**DIRECTIONS**
Reproduce the listing exactly and skip over any pictures.

(Source code of charts)
----------------
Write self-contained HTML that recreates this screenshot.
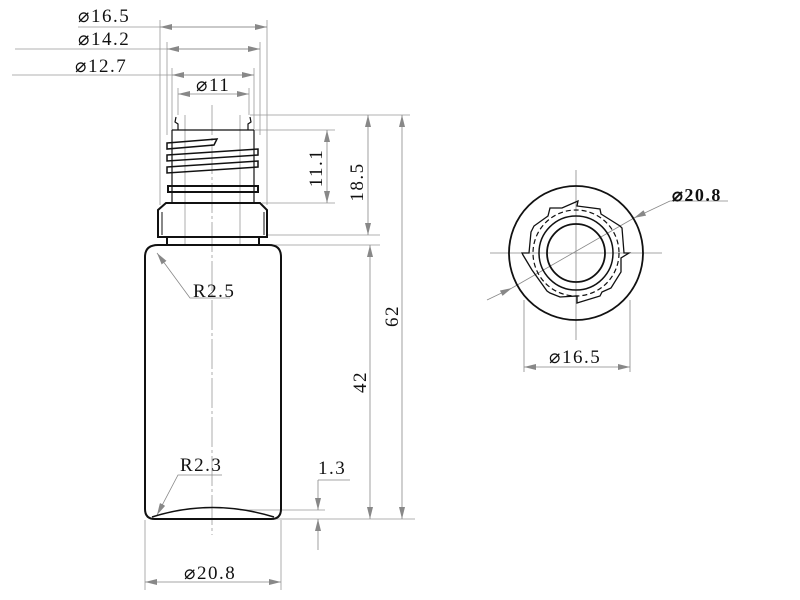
<!DOCTYPE html>
<html><head><style>body{margin:0;background:#fff}svg{display:block}text{font-family:"Liberation Serif",serif;fill:#111;letter-spacing:1.5px}</style></head><body>
<svg width="800" height="600" viewBox="0 0 800 600" xmlns="http://www.w3.org/2000/svg">
<defs>
<marker id="a" viewBox="0 0 12 6" refX="12" refY="3" markerWidth="12" markerHeight="6" orient="auto-start-reverse" markerUnits="userSpaceOnUse"><path d="M0,0L12,3L0,6z" fill="#888"/></marker>
</defs>
<g stroke="#999" stroke-width="0.8" fill="none">
<line x1="160" y1="20" x2="160" y2="205"/><line x1="267" y1="20" x2="267" y2="205"/>
<line x1="167" y1="42" x2="167" y2="135"/><line x1="260" y1="42" x2="260" y2="135"/>
<line x1="172" y1="68" x2="172" y2="135"/><line x1="254" y1="68" x2="254" y2="135"/>
<line x1="178" y1="88" x2="178" y2="115"/><line x1="249" y1="88" x2="249" y2="115"/>
<line x1="78" y1="27" x2="267" y2="27"/>
<line x1="15" y1="49" x2="260" y2="49"/>
<line x1="12" y1="75" x2="254" y2="75"/>
<line x1="185" y1="115" x2="185" y2="245"/><line x1="240" y1="115" x2="240" y2="245"/>
<line x1="212" y1="105" x2="212" y2="535" stroke-dasharray="30,3,3,3"/>
<line x1="250" y1="115" x2="410" y2="115"/>
<line x1="255" y1="130" x2="335" y2="130"/>
<line x1="262" y1="203" x2="335" y2="203"/>
<line x1="268" y1="235" x2="380" y2="235"/>
<line x1="272" y1="245" x2="380" y2="245"/>
<line x1="240" y1="510" x2="325" y2="510"/>
<line x1="275" y1="519" x2="415" y2="519"/>
<line x1="145" y1="520" x2="145" y2="590"/><line x1="281" y1="520" x2="281" y2="590"/>
</g>
<g stroke="#888" stroke-width="0.8" fill="none" marker-start="url(#a)" marker-end="url(#a)">
<line x1="160" y1="27" x2="267" y2="27"/>
<line x1="167" y1="49" x2="260" y2="49"/>
<line x1="172" y1="75" x2="254" y2="75"/>
<line x1="178" y1="94" x2="249" y2="94"/>
<line x1="327" y1="130" x2="327" y2="203"/>
<line x1="368" y1="115" x2="368" y2="235"/>
<line x1="402" y1="115" x2="402" y2="519"/>
<line x1="370" y1="245" x2="370" y2="519"/>
<line x1="145" y1="582" x2="281" y2="582"/>
<line x1="524" y1="367" x2="630" y2="367"/>
</g>
<g stroke="#888" stroke-width="0.8" fill="none">
<line x1="318" y1="480" x2="318" y2="510" marker-end="url(#a)"/>
<line x1="318" y1="550" x2="318" y2="519" marker-end="url(#a)"/>
<polyline points="318,480 350,480"/>
<polyline points="230,298 190,298 157,253" marker-end="url(#a)"/>
<polyline points="222,475 178,475 157,515" marker-end="url(#a)"/>
<line x1="487" y1="300" x2="512" y2="288" marker-end="url(#a)"/>
<line x1="670" y1="201" x2="634" y2="218" marker-end="url(#a)"/>
<line x1="670" y1="201" x2="728" y2="201"/>
<line x1="512" y1="288" x2="634" y2="218"/>
<line x1="524" y1="300" x2="524" y2="372"/><line x1="630" y1="300" x2="630" y2="372"/>
<line x1="490" y1="253" x2="662" y2="253"/><line x1="576" y1="170" x2="576" y2="340"/>
</g>
<g stroke="#111" stroke-width="2" fill="none">
<path d="M158,245 L269,245 Q281,245 281,257 L281,509 Q281,519 271,519 L155,519 Q145,519 145,509 L145,257 Q145,245 158,245Z"/>
<path d="M152,517 Q212,498 274,517" stroke-width="1.5"/>
<path d="M167,237 L259,237 M167,237 L167,245 M259,237 L259,245"/>
<path d="M158,237 L158,210 L166,203 L260,203 L267,210 L267,237 Z"/>
<path d="M162,212 L162,235 M264,212 L264,235" stroke-width="1"/>
<path d="M172,203 L172,130 M254,203 L254,130 M172,130 L254,130" stroke-width="1.2"/>
<path d="M178,130 L178,124 L175,122 L176,117 M248,130 L248,124 L251,122 L250,117" stroke-width="1.2"/>
<path d="M168,186 L258,186 L258,192 L168,192Z"/>
<path d="M167,143 L217,139 L214,145 L167,149Z" stroke-width="1.5"/>
<path d="M167,155 L258,149 L258,155 L167,161Z" stroke-width="1.5"/>
<path d="M167,167 L258,161 L258,167 L167,173Z" stroke-width="1.5"/>
</g>
<g stroke="#111" stroke-width="1.8" fill="none">
<circle cx="576" cy="253" r="67"/>
<circle cx="576" cy="253" r="29"/>
<circle cx="576" cy="253" r="37" stroke-width="1.5"/>
<circle cx="576" cy="253" r="43" stroke-width="1.2" stroke-dasharray="5,3"/>
<path d="M522,253 L529,253 L531,232 L534,226 L548,216 L550,208 L562,208 L578,201 L577,206 L600,209 L601,214 L620,226 L622,228 L624,253 L629,253 L621,258 L621,272 L611,288 L602,292 L600,296 L577,303 L577,296 L560,297 L550,293 L547,291 L532,270 L523,255Z" stroke-width="1.3"/>
</g>
<g font-size="19">
<text x="78" y="22">⌀16.5</text>
<text x="78" y="45">⌀14.2</text>
<text x="75" y="72">⌀12.7</text>
<text x="196" y="91">⌀11</text>
<text x="193" y="297">R2.5</text>
<text x="180" y="471">R2.3</text>
<text x="318" y="474">1.3</text>
<text x="184" y="579">⌀20.8</text>
<text x="549" y="363">⌀16.5</text>
<text x="672" y="201" font-weight="bold" font-family="Liberation Sans" font-size="18">⌀20.8</text>
<text transform="translate(322,168) rotate(-90)" text-anchor="middle">11.1</text>
<text transform="translate(363,182) rotate(-90)" text-anchor="middle">18.5</text>
<text transform="translate(398,316) rotate(-90)" text-anchor="middle" font-family="Liberation Sans">62</text>
<text transform="translate(366,382) rotate(-90)" text-anchor="middle" font-family="Liberation Sans">42</text>
</g>
</svg>
</body></html>
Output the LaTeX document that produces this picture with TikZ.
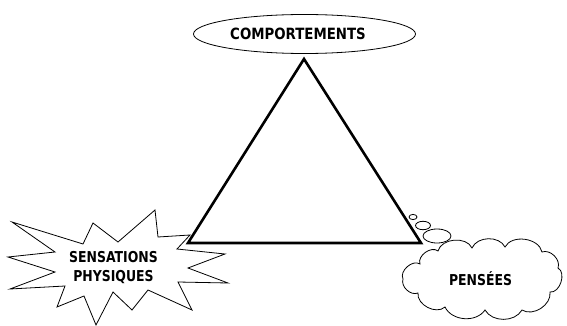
----------------
**SOLUTION TO THE EXERCISE**
Write self-contained HTML that recreates this screenshot.
<!DOCTYPE html>
<html><head><style>body{margin:0;background:#fff}svg{display:block}text{font-family:"Liberation Serif",serif;fill:#111;letter-spacing:1.5px}</style></head><body>
<svg width="800" height="600" viewBox="0 0 800 600" xmlns="http://www.w3.org/2000/svg">
<defs>
<marker id="a" viewBox="0 0 12 6" refX="12" refY="3" markerWidth="12" markerHeight="6" orient="auto-start-reverse" markerUnits="userSpaceOnUse"><path d="M0,0L12,3L0,6z" fill="#888"/></marker>
</defs>
<g stroke="#999" stroke-width="0.8" fill="none">
<line x1="160" y1="20" x2="160" y2="205"/><line x1="267" y1="20" x2="267" y2="205"/>
<line x1="167" y1="42" x2="167" y2="135"/><line x1="260" y1="42" x2="260" y2="135"/>
<line x1="172" y1="68" x2="172" y2="135"/><line x1="254" y1="68" x2="254" y2="135"/>
<line x1="178" y1="88" x2="178" y2="115"/><line x1="249" y1="88" x2="249" y2="115"/>
<line x1="78" y1="27" x2="267" y2="27"/>
<line x1="15" y1="49" x2="260" y2="49"/>
<line x1="12" y1="75" x2="254" y2="75"/>
<line x1="185" y1="115" x2="185" y2="245"/><line x1="240" y1="115" x2="240" y2="245"/>
<line x1="212" y1="105" x2="212" y2="535" stroke-dasharray="30,3,3,3"/>
<line x1="250" y1="115" x2="410" y2="115"/>
<line x1="255" y1="130" x2="335" y2="130"/>
<line x1="262" y1="203" x2="335" y2="203"/>
<line x1="268" y1="235" x2="380" y2="235"/>
<line x1="272" y1="245" x2="380" y2="245"/>
<line x1="240" y1="510" x2="325" y2="510"/>
<line x1="275" y1="519" x2="415" y2="519"/>
<line x1="145" y1="520" x2="145" y2="590"/><line x1="281" y1="520" x2="281" y2="590"/>
</g>
<g stroke="#888" stroke-width="0.8" fill="none" marker-start="url(#a)" marker-end="url(#a)">
<line x1="160" y1="27" x2="267" y2="27"/>
<line x1="167" y1="49" x2="260" y2="49"/>
<line x1="172" y1="75" x2="254" y2="75"/>
<line x1="178" y1="94" x2="249" y2="94"/>
<line x1="327" y1="130" x2="327" y2="203"/>
<line x1="368" y1="115" x2="368" y2="235"/>
<line x1="402" y1="115" x2="402" y2="519"/>
<line x1="370" y1="245" x2="370" y2="519"/>
<line x1="145" y1="582" x2="281" y2="582"/>
<line x1="524" y1="367" x2="630" y2="367"/>
</g>
<g stroke="#888" stroke-width="0.8" fill="none">
<line x1="318" y1="480" x2="318" y2="510" marker-end="url(#a)"/>
<line x1="318" y1="550" x2="318" y2="519" marker-end="url(#a)"/>
<polyline points="318,480 350,480"/>
<polyline points="230,298 190,298 157,253" marker-end="url(#a)"/>
<polyline points="222,475 178,475 157,515" marker-end="url(#a)"/>
<line x1="487" y1="300" x2="512" y2="288" marker-end="url(#a)"/>
<line x1="670" y1="201" x2="634" y2="218" marker-end="url(#a)"/>
<line x1="670" y1="201" x2="728" y2="201"/>
<line x1="512" y1="288" x2="634" y2="218"/>
<line x1="524" y1="300" x2="524" y2="372"/><line x1="630" y1="300" x2="630" y2="372"/>
<line x1="490" y1="253" x2="662" y2="253"/><line x1="576" y1="170" x2="576" y2="340"/>
</g>
<g stroke="#111" stroke-width="2" fill="none">
<path d="M158,245 L269,245 Q281,245 281,257 L281,509 Q281,519 271,519 L155,519 Q145,519 145,509 L145,257 Q145,245 158,245Z"/>
<path d="M152,517 Q212,498 274,517" stroke-width="1.5"/>
<path d="M167,237 L259,237 M167,237 L167,245 M259,237 L259,245"/>
<path d="M158,237 L158,210 L166,203 L260,203 L267,210 L267,237 Z"/>
<path d="M162,212 L162,235 M264,212 L264,235" stroke-width="1"/>
<path d="M172,203 L172,130 M254,203 L254,130 M172,130 L254,130" stroke-width="1.2"/>
<path d="M178,130 L178,124 L175,122 L176,117 M248,130 L248,124 L251,122 L250,117" stroke-width="1.2"/>
<path d="M168,186 L258,186 L258,192 L168,192Z"/>
<path d="M167,143 L217,139 L214,145 L167,149Z" stroke-width="1.5"/>
<path d="M167,155 L258,149 L258,155 L167,161Z" stroke-width="1.5"/>
<path d="M167,167 L258,161 L258,167 L167,173Z" stroke-width="1.5"/>
</g>
<g stroke="#111" stroke-width="1.8" fill="none">
<circle cx="576" cy="253" r="67"/>
<circle cx="576" cy="253" r="29"/>
<circle cx="576" cy="253" r="37" stroke-width="1.5"/>
<circle cx="576" cy="253" r="43" stroke-width="1.2" stroke-dasharray="5,3"/>
<path d="M522,253 L529,253 L531,232 L534,226 L548,216 L550,208 L562,208 L578,201 L577,206 L600,209 L601,214 L620,226 L622,228 L624,253 L629,253 L621,258 L621,272 L611,288 L602,292 L600,296 L577,303 L577,296 L560,297 L550,293 L547,291 L532,270 L523,255Z" stroke-width="1.3"/>
</g>
<g font-size="19">
<text x="78" y="22">⌀16.5</text>
<text x="78" y="45">⌀14.2</text>
<text x="75" y="72">⌀12.7</text>
<text x="196" y="91">⌀11</text>
<text x="193" y="297">R2.5</text>
<text x="180" y="471">R2.3</text>
<text x="318" y="474">1.3</text>
<text x="184" y="579">⌀20.8</text>
<text x="549" y="363">⌀16.5</text>
<text x="672" y="201" font-weight="bold" font-family="Liberation Sans" font-size="18">⌀20.8</text>
<text transform="translate(322,168) rotate(-90)" text-anchor="middle">11.1</text>
<text transform="translate(363,182) rotate(-90)" text-anchor="middle">18.5</text>
<text transform="translate(398,316) rotate(-90)" text-anchor="middle" font-family="Liberation Sans">62</text>
<text transform="translate(366,382) rotate(-90)" text-anchor="middle" font-family="Liberation Sans">42</text>
</g>
</svg>
</body></html>
Output the LaTeX document that produces this picture with TikZ.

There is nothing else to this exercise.